Regrading GPU app increased sensitivity to CPU load: try to set your GPU app affinity to any single core. In our experiments it helps a lot.
Very interesting observation regarding number of enqueued kernels and increase in CPU load.
Could you please specify do you use clFlush() between or only enqueuing call ?
with the latest drivers (13.11beta9v2), the sensitivity to high CPU load has dropped significantly, that's at least what I see now, but I had to change my kernels quite a bit to make them work on this driver (don't use atomics anymore - they keep killing the driver, or causing blue screens). So I cannot say for sure that this part is OK now, but a test program has a performance loss of less than 1 % when all 4 CPUs are fully loaded, compared to an idle system.
BTW, when the cores are already at full load working on something else, then the high number of enqueued kernels just causes 1-3%CPU load. Only if there is CPU available, it will consume it.
The high CPU load occurs no matter if I use clFlush or not. I have two interlocked kernels, and I run clFlush after the first (and clFinish after the loop). But enqueueing all kernels at once and only running clFinish once is the same.
Did you have a chance to test it on a discrete GPU? While experimenting with longer-running kernels I noticed that the high CPU load already kicks in at 8 kernels "in flight".
I see, thanks. And regarding increased CPU consumption when idle - yes, I see the same om C-60 based netbook with 12.8 (?) Mobility Drivers (hard to tell what drivers are in reality, GPU-Z fails to say Catalyst number).
With idle CPU CPU times on benchmark much higher than on loaded system (though elapsed time less).
P.S did not check latest beta so far, but with released 13.4 drivers my app experience slowdown comparing with 12.8 drivers. This slowdown it seems comes completely from worse OpenCL compiler though.
When I use pre-compiled binaries that were generated under Cat 12.8 with Cat 13.4 there is no performance drop. Strange compiler degradation
Have you tried that dumb but effective workaround when
- compact the job into a very long kernel (lets say 500ms)
- set up 2 contexts
- only one job per context
First you start a job on ctx 1, then sleep until that job almost finishes, and they start the next job on ctx2, and you can read the results from ctx1. Here you can sleep again until ctx 2 finishes and start a new one on ctx1 before processing ctx2's results.
99 percent gpu utilization and 1 percent cpu usage. It works even on the old cal drivers where 100 percent cpu was guaranteed if you had more than 1 jobs per ctx.
But unfortunately it requires simple kernels with predictable running times.
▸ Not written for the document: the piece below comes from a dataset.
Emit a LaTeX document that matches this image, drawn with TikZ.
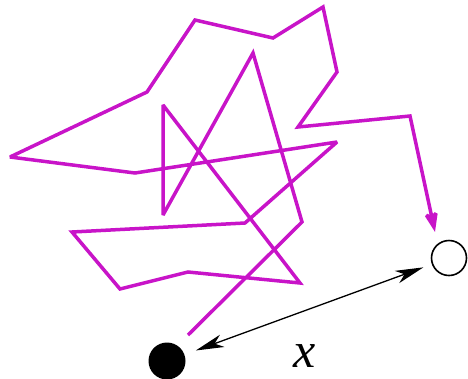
\documentclass[tikz,border=0pt]{standalone}
\usepackage{fontspec}
\newfontfamily\timesf{Liberation Serif}
\usetikzlibrary{arrows.meta}
\definecolor{walkmag}{RGB}{200,20,200}
\tikzset{
  walk/.style={draw=walkmag, line width=3.5pt, miter limit=3},
  dotfull/.style={circle, fill=black, inner sep=0pt, minimum size=37pt},
  dotopen/.style={circle, draw=black, line width=1.6pt, inner sep=0pt, minimum size=35pt},
  dist/.style={draw=black, line width=1.3pt, {Stealth[length=28pt,width=13pt,inset=8pt]}-{Stealth[length=28pt,width=13pt,inset=8pt]}},
  lbl/.style={font=\timesf\itshape\fontsize{50}{50}\selectfont, inner sep=0pt}
}
\begin{document}
\begin{tikzpicture}[x=1pt,y=1pt]
\useasboundingbox (0,0) rectangle (468,-378);
\node[dotfull] (A) at (167,-361) {};
\node[dotopen] (B) at (449,-258) {};
\coordinate (p0) at (188,-335);
\coordinate (p1) at (302,-222);
\coordinate (p2) at (253,-53);
\coordinate (p3) at (163,-215);
\coordinate (p4) at (163,-105);
\coordinate (p5) at (300,-283);
\coordinate (p6) at (188,-272);
\coordinate (p7) at (120,-289);
\coordinate (p8) at (72,-232);
\coordinate (p9) at (245,-223);
\coordinate (p10) at (337,-142);
\coordinate (p11) at (135,-173);
\coordinate (p12) at (10,-157);
\coordinate (p13) at (147,-92);
\coordinate (p14) at (195,-20);
\coordinate (p15) at (273,-38);
\coordinate (p16) at (323,-7);
\coordinate (p17) at (337,-72);
\coordinate (p18) at (298,-127);
\coordinate (p19) at (410,-116);
\coordinate (p20) at (435,-232);
\draw[walk, -{Stealth[length=22pt,width=16pt,inset=5pt]}]
  (p0) -- (p1) -- (p2) -- (p3) -- (p4) -- (p5) -- (p6) -- (p7) -- (p8) -- (p9)
  -- (p10) -- (p11) -- (p12) -- (p13) -- (p14) -- (p15) -- (p16) -- (p17)
  -- (p18) -- (p19) -- (p20);
\draw[dist, shorten <=12pt, shorten >=9pt] (A) -- (B);
\node[lbl] (xl) at (305,-356) {x};
\end{tikzpicture}
\end{document}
this would work but does not fit my use case very well (I have difficulties predicting the kernel run time). The workaround I have implemented now adds an event to every 3rd pair of kernels and then waits for completion before scheduling the next 3 pairs. Using this, the total performance drops by ~1%, but the CPU is kept free. I will try adding the event to the second of 3 pairs, wait for the event, and then again schedule 3 pairs with the event on the second. This should generate enough overlapping to get back the 1% performance 😉